A calming piece of theatre that will still prove engaging to younger minds.
The story is simple. Grandpa Frog and Grandma Frog leave the pond to plan a surprise for their little Grandfrogs. On the way, they get distracted by a multitude of silly ideas and problems which provide many opportunities for the children to get directly involved in the story. Natalie Green and Soniya Kapur are excellent with their audience interaction, genuinely listening to and reacting to their young audience’s comments no matter how surprising or amusing they may be. There is a relaxed looseness to the performance as well which almost makes the whole experience feel a little bit like a play camp rather than a piece of theatre.
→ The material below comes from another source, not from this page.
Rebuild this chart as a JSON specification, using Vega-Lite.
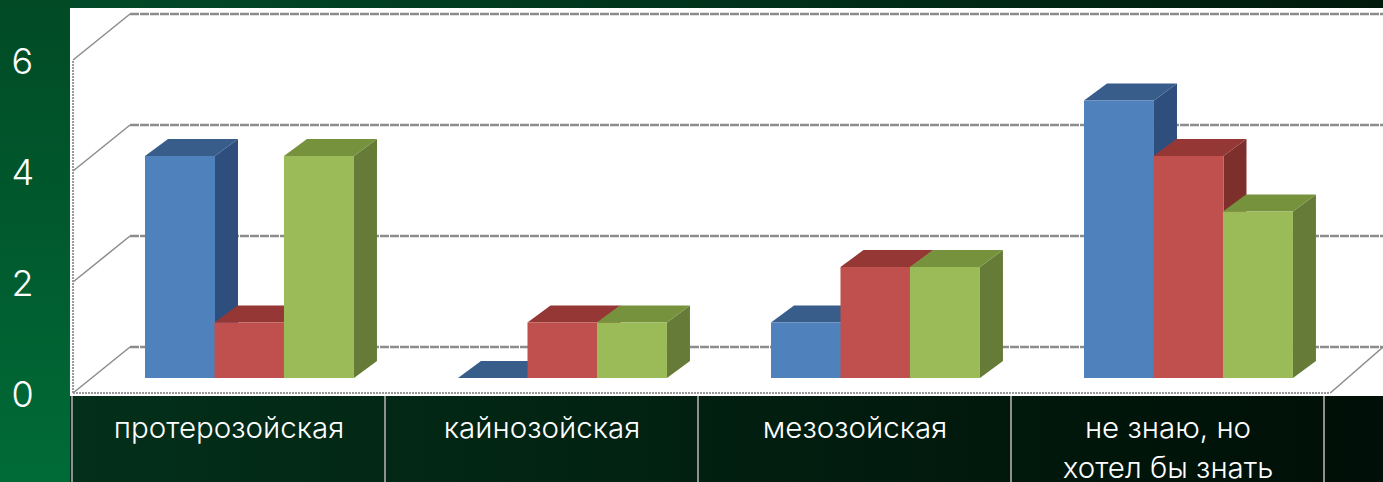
{
"$schema":"https://vega.github.io/schema/vega-lite/v6.json",
"width":1383,"height":482,"padding":0,"autosize":"none",
"background":"#00401f",
"config":{"view":{"stroke":null}},
"datasets":{
"bars":[
{"category":"протерозойская","series":"Ряд 1","value":4},
{"category":"протерозойская","series":"Ряд 2","value":1},
{"category":"протерозойская","series":"Ряд 3","value":4},
{"category":"кайнозойская","series":"Ряд 1","value":0},
{"category":"кайнозойская","series":"Ряд 2","value":1},
{"category":"кайнозойская","series":"Ряд 3","value":1},
{"category":"мезозойская","series":"Ряд 1","value":1},
{"category":"мезозойская","series":"Ряд 2","value":2},
{"category":"мезозойская","series":"Ряд 3","value":2},
{"category":"не знаю, но хотел бы знать","series":"Ряд 1","value":5},
{"category":"не знаю, но хотел бы знать","series":"Ряд 2","value":4},
{"category":"не знаю, но хотел бы знать","series":"Ряд 3","value":3}
],
"levels":[{"level":0},{"level":2},{"level":4},{"level":6}],
"cells":[{"c":0},{"c":1},{"c":2},{"c":3},{"c":4}]
},
"layer":[
{"data":{"values":[{"a":1}]},"mark":{"type":"rect","color":{"gradient":"linear","x1":0,"y1":0,"x2":0,"y2":1,"stops":[{"offset":0,"color":"#014a25"},{"offset":1,"color":"#006b37"}]}},
"encoding":{"x":{"datum":-0.2301,"type":"quantitative","scale":{"domain":[-0.2301,4.1885],"nice":false,"zero":false},"axis":null},"x2":{"datum":-0.0065},"y":{"datum":-1.6036,"type":"quantitative","scale":{"domain":[-1.6036,7.0811],"nice":false,"zero":false},"axis":null},"y2":{"datum":7.0811}}},
{"data":{"values":[{"a":1}]},"mark":{"type":"rect","color":{"gradient":"linear","x1":0,"y1":0,"x2":1,"y2":0,"stops":[{"offset":0,"color":"#014a28"},{"offset":1,"color":"#00190c"}]}},
"encoding":{"x":{"datum":-0.0065,"type":"quantitative","axis":null},"x2":{"datum":4.1885},"y":{"datum":6.937,"type":"quantitative","axis":null},"y2":{"datum":7.0811}}},
{"data":{"values":[{"a":1}]},"mark":{"type":"rect","color":{"gradient":"linear","x1":0,"y1":0,"x2":1,"y2":0,"stops":[{"offset":0,"color":"#03301a"},{"offset":1,"color":"#000f07"}]}},
"encoding":{"x":{"datum":-0.0065,"type":"quantitative","axis":null},"x2":{"datum":4.1885},"y":{"datum":-1.6036,"type":"quantitative","axis":null},"y2":{"datum":-0.054}}},
{"data":{"values":[{"a":1}]},"mark":{"type":"rect","color":"#ffffff"},
"encoding":{"x":{"datum":-0.0065,"type":"quantitative","axis":null},"x2":{"datum":4.1885},"y":{"datum":-0.054,"type":"quantitative","axis":null},"y2":{"datum":6.937}}},
{"data":{"name":"cells"},"mark":{"type":"rule","color":"#8f8f8f","strokeWidth":2},
"encoding":{"x":{"field":"c","type":"quantitative","axis":null},"y":{"datum":-1.6036,"type":"quantitative","axis":null},"y2":{"datum":-0.054}}},
{"data":{"name":"levels"},"mark":{"type":"rule","color":"#8c8c8c","strokeWidth":2.5,"strokeDash":[9,1]},
"encoding":{"x":{"datum":0.1853,"type":"quantitative","axis":null},"x2":{"datum":4.1885},"y":{"field":"back","type":"quantitative","axis":null}},
"transform":[{"calculate":"datum.level+0.829","as":"back"}]},
{"data":{"name":"levels"},"mark":{"type":"rule","color":"#8c8c8c","strokeWidth":1.5},
"transform":[{"calculate":"datum.level+0.829","as":"back"}],
"encoding":{"x":{"datum":0.0032,"type":"quantitative","axis":null},"x2":{"datum":0.1853},"y":{"field":"level","type":"quantitative","axis":null},"y2":{"field":"back"}}},
{"data":{"values":[{"a":1}]},"mark":{"type":"rule","color":"#9a9a9a","strokeWidth":2,"strokeDash":[2,1]},
"encoding":{"x":{"datum":0.0032,"type":"quantitative","axis":null},"y":{"datum":0,"type":"quantitative","axis":null},"y2":{"datum":6}}},
{"data":{"values":[{"a":1}]},"mark":{"type":"rule","color":"#9a9a9a","strokeWidth":2,"strokeDash":[2,1]},
"encoding":{"x":{"datum":0.0032,"type":"quantitative","axis":null},"x2":{"datum":4.02},"y":{"datum":0,"type":"quantitative","axis":null}}},
{"data":{"values":[{"a":1}]},"mark":{"type":"rule","color":"#8c8c8c","strokeWidth":1.5},
"encoding":{"x":{"datum":4.02,"type":"quantitative","axis":null},"x2":{"datum":4.1885},"y":{"datum":0,"type":"quantitative","axis":null},"y2":{"datum":0.829}}},
{"data":{"name":"bars"},
"transform":[
{"calculate":"indexof(['протерозойская','кайнозойская','мезозойская','не знаю, но хотел бы знать'],datum.category)+0.2332+indexof(['Ряд 1','Ряд 2','Ряд 3'],datum.series)*0.222","as":"xL"},
{"calculate":"[0,1,2,3]","as":"k"},{"flatten":["k"]},
{"calculate":"datum.xL+0.2236+(datum.k==0||datum.k==3?0:0.0735)","as":"vx"},
{"calculate":"0.27+(datum.k==0||datum.k==3?0:0.306)+(datum.k<2?0:datum.value)","as":"vy"}
],
"mark":{"type":"line","filled":true,"strokeWidth":0},
"encoding":{"x":{"field":"vx","type":"quantitative","axis":null},"y":{"field":"vy","type":"quantitative","axis":null},"order":{"field":"k","type":"quantitative"},"detail":{"field":"xL","type":"quantitative"},
"fill":{"field":"series","type":"nominal","legend":null,"scale":{"domain":["Ряд 1","Ряд 2","Ряд 3"],"range":["#2e4f7e","#7d2f2c","#667b38"]}}}},
{"data":{"name":"bars"},
"transform":[
{"calculate":"indexof(['протерозойская','кайнозойская','мезозойская','не знаю, но хотел бы знать'],datum.category)+0.2332+indexof(['Ряд 1','Ряд 2','Ряд 3'],datum.series)*0.222","as":"xL"},
{"calculate":"[0,1,2,3]","as":"k"},{"flatten":["k"]},
{"calculate":"datum.xL+(datum.k==0||datum.k==1?0:0.2236)+(datum.k==1||datum.k==2?0.0735:0)","as":"vx"},
{"calculate":"0.27+datum.value+(datum.k==1||datum.k==2?0.306:0)","as":"vy"}
],
"mark":{"type":"line","filled":true,"strokeWidth":0},
"encoding":{"x":{"field":"vx","type":"quantitative","axis":null},"y":{"field":"vy","type":"quantitative","axis":null},"order":{"field":"k","type":"quantitative"},"detail":{"field":"xL","type":"quantitative"},
"fill":{"field":"series","type":"nominal","legend":null,"scale":{"domain":["Ряд 1","Ряд 2","Ряд 3"],"range":["#385d8a","#953735","#76923c"]}}}},
{"data":{"name":"bars"},
"transform":[
{"calculate":"indexof(['протерозойская','кайнозойская','мезозойская','не знаю, но хотел бы знать'],datum.category)+0.2332+indexof(['Ряд 1','Ряд 2','Ряд 3'],datum.series)*0.222","as":"xL"},
{"calculate":"datum.xL+0.2236","as":"xR"},
{"calculate":"datum.value+0.27","as":"top"},
{"calculate":"0.27","as":"base"}
],
"mark":{"type":"rect"},
"encoding":{
"x":{"field":"xL","type":"quantitative","axis":{"title":null,"orient":"bottom","offset":-72,"values":[0.5,1.5,2.5,3.5],"domain":false,"ticks":false,"grid":false,"labelColor":"#ffffff","labelFont":"Inter","labelFontSize":29.5,"labelFontWeight":300,"labelPadding":4,"labelBaseline":"top","labelAlign":"center","labelLineHeight":40,"labelLimit":400,"labelOverlap":false,"labelFlush":false,"zindex":2,"labelExpr":"datum.value==0.5?'протерозойская':datum.value==1.5?'кайнозойская':datum.value==2.5?'мезозойская':['не знаю, но','хотел бы знать']"}},
"x2":{"field":"xR"},
"y":{"field":"top","type":"quantitative","axis":{"title":null,"orient":"left","values":[0,2,4,6],"domain":false,"ticks":false,"grid":false,"labelColor":"#ffffff","labelFont":"Inter","labelFontSize":36,"labelFontWeight":300,"labelPadding":-11,"labelOffset":2,"labelAlign":"left","labelBaseline":"middle","labelOverlap":false,"labelFlush":false,"zindex":2}},
"y2":{"field":"base"},
"fill":{"field":"series","type":"nominal","legend":null,"scale":{"domain":["Ряд 1","Ряд 2","Ряд 3"],"range":["#4f81bd","#c0504d","#9bbb59"]}}}}
],
"resolve":{"scale":{"fill":"independent"},"axis":{"x":"independent","y":"independent"}}
}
It is this looseness that also presents a few drawbacks for the piece. The show probably wouldn’t be to the tastes of older children who perhaps want a little bit more excitement or a more developed story – in fact, one older child was clearly more than a little bit discontent with proceedings. Similarly, though the duo are excellent at interacting with their audience, the fact that there’s only two of them leaves some of the children seeming a little bit side-lined, either because they’re not directly involved in the action or, for those more shy, because there’s nothing else for them to watch whilst the performer’s attentions are elsewhere. I do wonder if an extra performer, perhaps one always in control of the Grandfrogs (which are a little underused) could help with this.
This aside, Ribbet Ribbet Croak is definitely recommendable to younger audiences, approximately under the age of seven. The use of sign language to assist with communication is a very good idea and one that more shows for children should experiment with. Their primary audience were very excited by the opportunity to get up onstage and help out, whether rustling paper or throwing leaves in the air.
All in all, this is a calming piece of theatre that will still prove engaging to younger minds.